* TASK DIRECTIONS *
Skip the pictures. Set down, word for word, the lines from the start of the material up to and including the line with "0.104, 0.088, 0.071, 0.055, 0.042, 0.035]".

* DATA SECTION *
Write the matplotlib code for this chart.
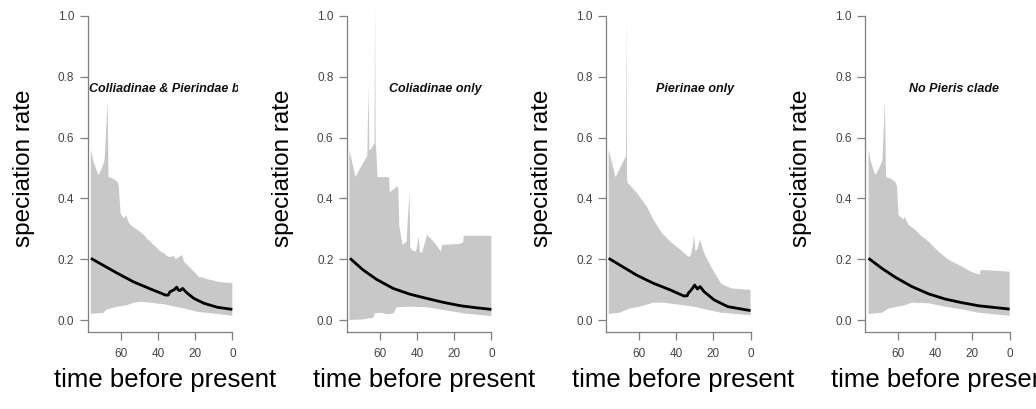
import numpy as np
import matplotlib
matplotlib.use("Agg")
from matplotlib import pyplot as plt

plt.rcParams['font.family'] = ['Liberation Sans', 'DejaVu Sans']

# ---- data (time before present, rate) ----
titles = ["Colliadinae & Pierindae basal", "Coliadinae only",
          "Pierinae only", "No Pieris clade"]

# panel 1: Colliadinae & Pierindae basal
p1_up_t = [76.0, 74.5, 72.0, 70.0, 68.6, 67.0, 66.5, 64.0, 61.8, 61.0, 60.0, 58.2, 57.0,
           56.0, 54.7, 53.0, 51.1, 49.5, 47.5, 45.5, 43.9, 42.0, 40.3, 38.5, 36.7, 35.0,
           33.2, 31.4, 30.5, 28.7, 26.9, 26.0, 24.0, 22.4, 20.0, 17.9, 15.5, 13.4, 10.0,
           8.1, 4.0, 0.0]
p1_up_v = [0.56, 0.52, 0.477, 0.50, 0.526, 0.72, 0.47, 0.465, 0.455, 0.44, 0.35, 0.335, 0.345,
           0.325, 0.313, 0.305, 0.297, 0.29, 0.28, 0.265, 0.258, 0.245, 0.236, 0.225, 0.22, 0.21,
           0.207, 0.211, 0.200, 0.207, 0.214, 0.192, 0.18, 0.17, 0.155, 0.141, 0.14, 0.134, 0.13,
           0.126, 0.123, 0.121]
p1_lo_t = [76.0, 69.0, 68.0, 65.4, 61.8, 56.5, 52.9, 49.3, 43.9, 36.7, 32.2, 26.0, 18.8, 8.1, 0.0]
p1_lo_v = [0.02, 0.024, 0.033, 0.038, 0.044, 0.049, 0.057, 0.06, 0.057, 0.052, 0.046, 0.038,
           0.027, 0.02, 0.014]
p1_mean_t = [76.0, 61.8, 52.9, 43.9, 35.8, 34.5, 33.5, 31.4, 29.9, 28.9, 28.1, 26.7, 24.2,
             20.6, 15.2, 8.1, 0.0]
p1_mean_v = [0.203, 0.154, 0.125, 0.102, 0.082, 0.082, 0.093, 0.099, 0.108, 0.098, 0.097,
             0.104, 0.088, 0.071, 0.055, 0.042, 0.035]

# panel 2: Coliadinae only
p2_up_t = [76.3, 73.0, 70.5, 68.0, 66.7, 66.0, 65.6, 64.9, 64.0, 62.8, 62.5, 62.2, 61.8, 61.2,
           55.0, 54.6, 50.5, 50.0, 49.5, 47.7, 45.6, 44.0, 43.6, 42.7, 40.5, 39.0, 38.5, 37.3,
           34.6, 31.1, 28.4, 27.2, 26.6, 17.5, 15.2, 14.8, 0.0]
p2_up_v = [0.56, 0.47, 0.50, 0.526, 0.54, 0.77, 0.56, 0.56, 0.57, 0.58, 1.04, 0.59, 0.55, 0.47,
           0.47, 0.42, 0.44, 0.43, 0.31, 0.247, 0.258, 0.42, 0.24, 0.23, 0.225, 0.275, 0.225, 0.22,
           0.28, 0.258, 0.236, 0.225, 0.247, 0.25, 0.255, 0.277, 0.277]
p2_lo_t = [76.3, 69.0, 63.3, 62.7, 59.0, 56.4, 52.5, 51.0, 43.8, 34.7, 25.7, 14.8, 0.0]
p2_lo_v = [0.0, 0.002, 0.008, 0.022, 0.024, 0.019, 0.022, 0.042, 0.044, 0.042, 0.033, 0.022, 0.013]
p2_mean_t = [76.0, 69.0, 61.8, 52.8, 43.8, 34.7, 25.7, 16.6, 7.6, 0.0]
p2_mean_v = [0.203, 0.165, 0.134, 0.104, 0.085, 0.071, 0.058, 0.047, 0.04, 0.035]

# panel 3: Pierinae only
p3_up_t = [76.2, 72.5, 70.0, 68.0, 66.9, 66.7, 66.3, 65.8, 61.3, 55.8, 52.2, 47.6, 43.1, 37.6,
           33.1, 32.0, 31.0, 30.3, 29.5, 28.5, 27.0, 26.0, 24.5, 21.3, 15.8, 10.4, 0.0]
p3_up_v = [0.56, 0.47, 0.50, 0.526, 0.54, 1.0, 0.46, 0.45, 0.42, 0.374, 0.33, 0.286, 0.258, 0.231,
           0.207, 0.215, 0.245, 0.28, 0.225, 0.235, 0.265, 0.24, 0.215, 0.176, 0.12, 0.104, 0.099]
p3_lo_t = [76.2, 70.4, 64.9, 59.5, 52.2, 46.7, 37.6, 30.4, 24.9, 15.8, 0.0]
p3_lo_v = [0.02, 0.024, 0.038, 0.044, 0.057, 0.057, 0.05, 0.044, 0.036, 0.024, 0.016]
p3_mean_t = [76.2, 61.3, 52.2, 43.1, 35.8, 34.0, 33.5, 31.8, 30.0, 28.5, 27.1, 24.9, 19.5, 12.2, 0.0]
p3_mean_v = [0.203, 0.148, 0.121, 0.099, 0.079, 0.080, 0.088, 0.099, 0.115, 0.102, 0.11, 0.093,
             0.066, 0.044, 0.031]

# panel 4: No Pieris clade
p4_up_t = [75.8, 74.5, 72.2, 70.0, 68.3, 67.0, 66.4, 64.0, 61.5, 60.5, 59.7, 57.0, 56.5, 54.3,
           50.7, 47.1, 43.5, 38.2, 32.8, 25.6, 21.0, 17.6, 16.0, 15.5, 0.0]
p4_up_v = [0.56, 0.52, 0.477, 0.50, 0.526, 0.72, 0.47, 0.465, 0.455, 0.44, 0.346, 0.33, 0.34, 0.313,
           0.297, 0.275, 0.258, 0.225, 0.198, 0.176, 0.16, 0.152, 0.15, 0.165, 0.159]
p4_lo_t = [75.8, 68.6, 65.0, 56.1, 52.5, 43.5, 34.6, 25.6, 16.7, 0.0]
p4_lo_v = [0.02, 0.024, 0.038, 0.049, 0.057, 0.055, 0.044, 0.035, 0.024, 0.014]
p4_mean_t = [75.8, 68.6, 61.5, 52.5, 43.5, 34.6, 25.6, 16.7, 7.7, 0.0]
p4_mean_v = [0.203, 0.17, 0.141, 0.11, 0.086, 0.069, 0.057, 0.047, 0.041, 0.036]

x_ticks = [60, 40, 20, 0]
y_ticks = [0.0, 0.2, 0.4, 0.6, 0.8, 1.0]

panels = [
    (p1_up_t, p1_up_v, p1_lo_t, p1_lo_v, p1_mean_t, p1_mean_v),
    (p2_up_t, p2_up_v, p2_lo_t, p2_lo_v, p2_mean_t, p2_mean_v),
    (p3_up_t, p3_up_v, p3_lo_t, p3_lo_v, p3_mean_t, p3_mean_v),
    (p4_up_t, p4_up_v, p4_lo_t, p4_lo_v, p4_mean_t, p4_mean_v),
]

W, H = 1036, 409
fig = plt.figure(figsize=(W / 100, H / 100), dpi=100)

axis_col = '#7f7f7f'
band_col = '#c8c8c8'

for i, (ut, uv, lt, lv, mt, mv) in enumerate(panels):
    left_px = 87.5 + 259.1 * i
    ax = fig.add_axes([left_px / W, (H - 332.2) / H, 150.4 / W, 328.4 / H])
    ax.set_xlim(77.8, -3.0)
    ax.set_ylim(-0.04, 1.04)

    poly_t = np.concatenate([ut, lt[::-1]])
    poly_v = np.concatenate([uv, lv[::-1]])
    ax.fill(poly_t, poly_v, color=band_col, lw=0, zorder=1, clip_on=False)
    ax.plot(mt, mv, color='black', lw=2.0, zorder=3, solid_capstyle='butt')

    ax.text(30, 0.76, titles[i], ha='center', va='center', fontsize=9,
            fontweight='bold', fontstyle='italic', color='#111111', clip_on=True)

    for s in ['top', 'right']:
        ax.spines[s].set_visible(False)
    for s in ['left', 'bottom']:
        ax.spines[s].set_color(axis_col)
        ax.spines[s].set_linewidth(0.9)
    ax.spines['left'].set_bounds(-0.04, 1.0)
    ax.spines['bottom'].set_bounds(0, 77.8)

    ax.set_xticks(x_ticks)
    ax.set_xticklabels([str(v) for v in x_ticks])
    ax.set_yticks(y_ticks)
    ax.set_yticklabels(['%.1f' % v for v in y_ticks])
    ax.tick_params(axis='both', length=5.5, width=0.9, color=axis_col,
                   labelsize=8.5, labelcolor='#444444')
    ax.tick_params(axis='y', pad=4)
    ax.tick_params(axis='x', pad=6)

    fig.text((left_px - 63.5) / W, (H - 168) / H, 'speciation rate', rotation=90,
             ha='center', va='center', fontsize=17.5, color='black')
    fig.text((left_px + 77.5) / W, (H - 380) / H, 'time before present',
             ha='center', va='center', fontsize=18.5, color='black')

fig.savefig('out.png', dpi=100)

* OUTPUT *
Write the matplotlib code for this chart.
import numpy as np
import matplotlib
matplotlib.use("Agg")
from matplotlib import pyplot as plt

plt.rcParams['font.family'] = ['Liberation Sans', 'DejaVu Sans']

# ---- data (time before present, rate) ----
titles = ["Colliadinae & Pierindae basal", "Coliadinae only",
          "Pierinae only", "No Pieris clade"]

# panel 1: Colliadinae & Pierindae basal
p1_up_t = [76.0, 74.5, 72.0, 70.0, 68.6, 67.0, 66.5, 64.0, 61.8, 61.0, 60.0, 58.2, 57.0,
           56.0, 54.7, 53.0, 51.1, 49.5, 47.5, 45.5, 43.9, 42.0, 40.3, 38.5, 36.7, 35.0,
           33.2, 31.4, 30.5, 28.7, 26.9, 26.0, 24.0, 22.4, 20.0, 17.9, 15.5, 13.4, 10.0,
           8.1, 4.0, 0.0]
p1_up_v = [0.56, 0.52, 0.477, 0.50, 0.526, 0.72, 0.47, 0.465, 0.455, 0.44, 0.35, 0.335, 0.345,
           0.325, 0.313, 0.305, 0.297, 0.29, 0.28, 0.265, 0.258, 0.245, 0.236, 0.225, 0.22, 0.21,
           0.207, 0.211, 0.200, 0.207, 0.214, 0.192, 0.18, 0.17, 0.155, 0.141, 0.14, 0.134, 0.13,
           0.126, 0.123, 0.121]
p1_lo_t = [76.0, 69.0, 68.0, 65.4, 61.8, 56.5, 52.9, 49.3, 43.9, 36.7, 32.2, 26.0, 18.8, 8.1, 0.0]
p1_lo_v = [0.02, 0.024, 0.033, 0.038, 0.044, 0.049, 0.057, 0.06, 0.057, 0.052, 0.046, 0.038,
           0.027, 0.02, 0.014]
p1_mean_t = [76.0, 61.8, 52.9, 43.9, 35.8, 34.5, 33.5, 31.4, 29.9, 28.9, 28.1, 26.7, 24.2,
             20.6, 15.2, 8.1, 0.0]
p1_mean_v = [0.203, 0.154, 0.125, 0.102, 0.082, 0.082, 0.093, 0.099, 0.108, 0.098, 0.097,
             0.104, 0.088, 0.071, 0.055, 0.042, 0.035]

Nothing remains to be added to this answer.